** Start of DATA SHOWN **

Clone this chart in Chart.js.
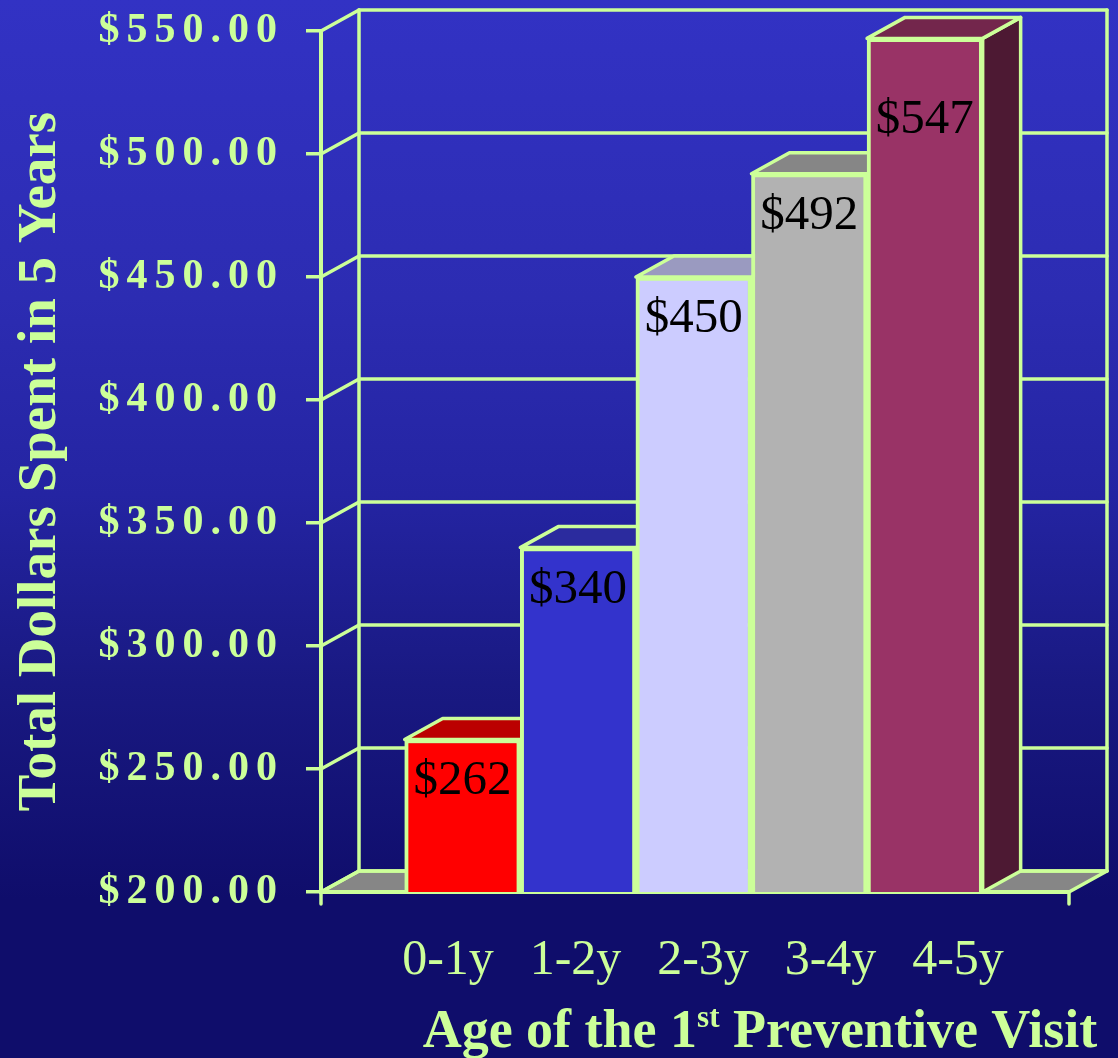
<!DOCTYPE html>
<html>
<head>
<meta charset="utf-8">
<title>Total Dollars Spent in 5 Years</title>
<script src="https://cdn.jsdelivr.net/npm/chart.js@4.4.1/dist/chart.umd.min.js"></script>
<style>
    html, body { margin: 0; padding: 0; background: #0f0d6b; }
    canvas { display: block; }
</style>
</head>
<body>
<canvas id="costChart" width="1118" height="1058"></canvas>
<script>
// ==========================
// DATA
// ==========================
const ageGroups = ["0-1y", "1-2y", "2-3y", "3-4y", "4-5y"];
const dollarsSpent = [262, 340, 450, 492, 547];
const yTicks = [200, 250, 300, 350, 400, 450, 500, 550];

// ==========================
// STYLE
// ==========================
const GREEN = "#ccff99";
const frontColors = ["#ff0000", "#3333cc", "#ccccff", "#b2b2b2", "#993366"];
const topColors = ["#bb0000", "#2b2b9e", "#9a9ac0", "#868686", "#73264c"];
const sideColors = ["#880000", "#222277", "#7a7a9a", "#5e5e5e", "#4d1933"];
const DX = 38;   // depth offset of the 3D box
const DY = 21;
const LW = 3.5;
const SERIF = "'Liberation Serif', 'Times New Roman', serif";

function line(ctx, x1, y1, x2, y2) {
    ctx.beginPath();
    ctx.moveTo(x1, y1);
    ctx.lineTo(x2, y2);
    ctx.stroke();
}

// ==========================
// 3D BOX, FACES, LABELS
// ==========================
const box3d = {
    id: "box3d",
    beforeDraw(chart) {
        const { ctx, width, height } = chart;
        const { x, y } = chart.scales;

        // background
        const g = ctx.createLinearGradient(0, 0, 0, 900);
        g.addColorStop(0, "#3232c4");
        g.addColorStop(0.33, "#2c2cb2");
        g.addColorStop(0.55, "#2424a2");
        g.addColorStop(0.76, "#191982");
        g.addColorStop(1, "#0f0d6b");
        ctx.save();
        ctx.fillStyle = g;
        ctx.fillRect(0, 0, width, height);

        const left = x.left, right = x.right;
        const yb = y.getPixelForValue(yTicks[0]);
        const yt = y.getPixelForValue(yTicks[yTicks.length - 1]);

        ctx.strokeStyle = GREEN;
        ctx.lineWidth = LW;
        ctx.lineCap = "round";
        ctx.lineJoin = "round";

        // floor
        ctx.fillStyle = "#868686";
        ctx.beginPath();
        ctx.moveTo(left, yb);
        ctx.lineTo(left + DX, yb - DY);
        ctx.lineTo(right + DX, yb - DY);
        ctx.lineTo(right, yb);
        ctx.closePath();
        ctx.fill();
        ctx.stroke();

        // back wall grid + side wall diagonals
        yTicks.forEach(v => {
            const py = y.getPixelForValue(v);
            line(ctx, left, py, left + DX, py - DY);
            line(ctx, left + DX, py - DY, right + DX, py - DY);
        });
        line(ctx, left + DX, yt - DY, left + DX, yb - DY);
        line(ctx, right + DX, yt - DY, right + DX, yb - DY);

        // little ticks at both ends of the category axis
        line(ctx, left, yb, left, yb + 12);
        line(ctx, right, yb, right, yb + 12);
        ctx.restore();

        // spaced-out money labels on the value axis
        ctx.letterSpacing = "7px";
    },
    beforeDatasetsDraw(chart) {
        const ctx = chart.ctx;
        ctx.letterSpacing = "0px";
        const meta = chart.getDatasetMeta(0);
        const base = chart.scales.y.getPixelForValue(yTicks[0]);
        ctx.save();
        ctx.strokeStyle = GREEN;
        ctx.lineWidth = LW;
        ctx.lineJoin = "round";
        meta.data.forEach((bar, i) => {
            const l = bar.x - bar.width / 2;
            const r = bar.x + bar.width / 2;
            // side
            ctx.fillStyle = sideColors[i];
            ctx.beginPath();
            ctx.moveTo(r, bar.y);
            ctx.lineTo(r + DX, bar.y - DY);
            ctx.lineTo(r + DX, base - DY);
            ctx.lineTo(r, base);
            ctx.closePath();
            ctx.fill();
            ctx.stroke();
            // top
            ctx.fillStyle = topColors[i];
            ctx.beginPath();
            ctx.moveTo(l, bar.y);
            ctx.lineTo(l + DX, bar.y - DY);
            ctx.lineTo(r + DX, bar.y - DY);
            ctx.lineTo(r, bar.y);
            ctx.closePath();
            ctx.fill();
            ctx.stroke();
        });
        ctx.restore();
    },
    afterDatasetsDraw(chart) {
        const { ctx, chartArea } = chart;
        const meta = chart.getDatasetMeta(0);
        ctx.save();
        ctx.font = "49px " + SERIF;
        ctx.fillStyle = "#000";
        ctx.textAlign = "center";
        ctx.textBaseline = "alphabetic";
        meta.data.forEach((bar, i) => {
            const by = Math.max(bar.y + 55, chartArea.top + 102);
            ctx.fillText("$" + dollarsSpent[i], bar.x, by);
        });
        ctx.restore();
    },
    afterDraw(chart) {
        // category axis title with superscript "st"
        const ctx = chart.ctx;
        const parts = [
            { t: "Age of the 1", size: 54, rise: 0 },
            { t: "st", size: 31, rise: 20 },
            { t: " Preventive Visit", size: 54, rise: 0 }
        ];
        ctx.save();
        ctx.fillStyle = GREEN;
        ctx.textBaseline = "alphabetic";
        ctx.textAlign = "left";
        let total = 0;
        parts.forEach(p => {
            ctx.font = "bold " + p.size + "px " + SERIF;
            p.w = ctx.measureText(p.t).width;
            total += p.w;
        });
        let px = 760 - total / 2;
        parts.forEach(p => {
            ctx.font = "bold " + p.size + "px " + SERIF;
            ctx.fillText(p.t, px, 1047 - p.rise);
            px += p.w;
        });
        ctx.restore();
    }
};

// ==========================
// CHART
// ==========================
new Chart(document.getElementById("costChart"), {
    type: "bar",
    data: {
        datasets: [
            {
                label: "Total Dollars Spent in 5 Years",
                data: dollarsSpent.map((v, i) => ({ x: i, y: v })),
                backgroundColor: frontColors,
                borderColor: GREEN,
                borderWidth: 4,
                borderSkipped: false,
                barPercentage: 1,
                categoryPercentage: 1
            }
        ]
    },
    options: {
        responsive: false,
        animation: false,
        devicePixelRatio: 1,
        layout: { padding: { top: 31, right: 49, bottom: 0, left: 0 } },
        plugins: {
            legend: { display: false },
            tooltip: { enabled: false }
        },
        scales: {
            x: {
                type: "linear",
                position: "bottom",
                offset: false,
                min: -1.224,
                max: 5.247,
                ticks: { display: false },
                grid: { display: false, drawTicks: false, offset: false },
                border: { display: true, color: GREEN, width: 4 },
                afterFit: s => { s.height = 0; }
            },
            xl: {
                type: "linear",
                position: "bottom",
                weight: 1,
                offset: false,
                min: -0.996,
                max: 4.871,
                grid: { display: false, drawTicks: false, offset: false },
                border: { display: false },
                ticks: {
                    z: 1,
                    color: GREEN,
                    font: { family: SERIF, size: 50 },
                    padding: 39,
                    autoSkip: false,
                    maxRotation: 0,
                    callback: v => ageGroups[v] ?? ""
                },
                afterBuildTicks: s => { s.ticks = ageGroups.map((_, i) => ({ value: i })); },
                afterFit: s => { s.height = 166; s.paddingLeft = 0; s.paddingRight = 0; }
            },
            y: {
                position: "left",
                min: 200,
                max: 550,
                grid: {
                    drawOnChartArea: false,
                    color: GREEN,
                    lineWidth: 3.5,
                    tickLength: 15
                },
                border: { display: true, color: GREEN, width: 4 },
                ticks: {
                    color: GREEN,
                    font: { family: SERIF, size: 42, weight: "bold" },
                    padding: 22,
                    callback: v => "$" + v.toFixed(2)
                },
                afterBuildTicks: s => { s.ticks = yTicks.map(v => ({ value: v })); },
                afterFit: s => { s.width = 241; s.paddingTop = 0; s.paddingBottom = 0; }
            },
            yt: {
                position: "left",
                weight: 1,
                ticks: { display: false },
                grid: { display: false, drawTicks: false, z: 1 },
                border: { display: false },
                title: {
                    display: true,
                    text: "Total Dollars Spent in 5 Years",
                    color: GREEN,
                    font: { family: SERIF, size: 55, weight: "bold" },
                    padding: { top: 8, bottom: 0 }
                },
                afterFit: s => { s.width = 80; }
            }
        }
    },
    plugins: [box3d]
});
</script>
</body>
</html>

** End of DATA SHOWN **

- WRITTEN TASK
The lines from the top of the data above through the one holding "const yTicks = [200, 250, 300, 350, 400, 450, 500, 550];" are to be repeated exactly, and only those, with no pictures.

- OUTPUT
Clone this chart in Chart.js.
<!DOCTYPE html>
<html>
<head>
<meta charset="utf-8">
<title>Total Dollars Spent in 5 Years</title>
<script src="https://cdn.jsdelivr.net/npm/chart.js@4.4.1/dist/chart.umd.min.js"></script>
<style>
    html, body { margin: 0; padding: 0; background: #0f0d6b; }
    canvas { display: block; }
</style>
</head>
<body>
<canvas id="costChart" width="1118" height="1058"></canvas>
<script>
// ==========================
// DATA
// ==========================
const ageGroups = ["0-1y", "1-2y", "2-3y", "3-4y", "4-5y"];
const dollarsSpent = [262, 340, 450, 492, 547];
const yTicks = [200, 250, 300, 350, 400, 450, 500, 550];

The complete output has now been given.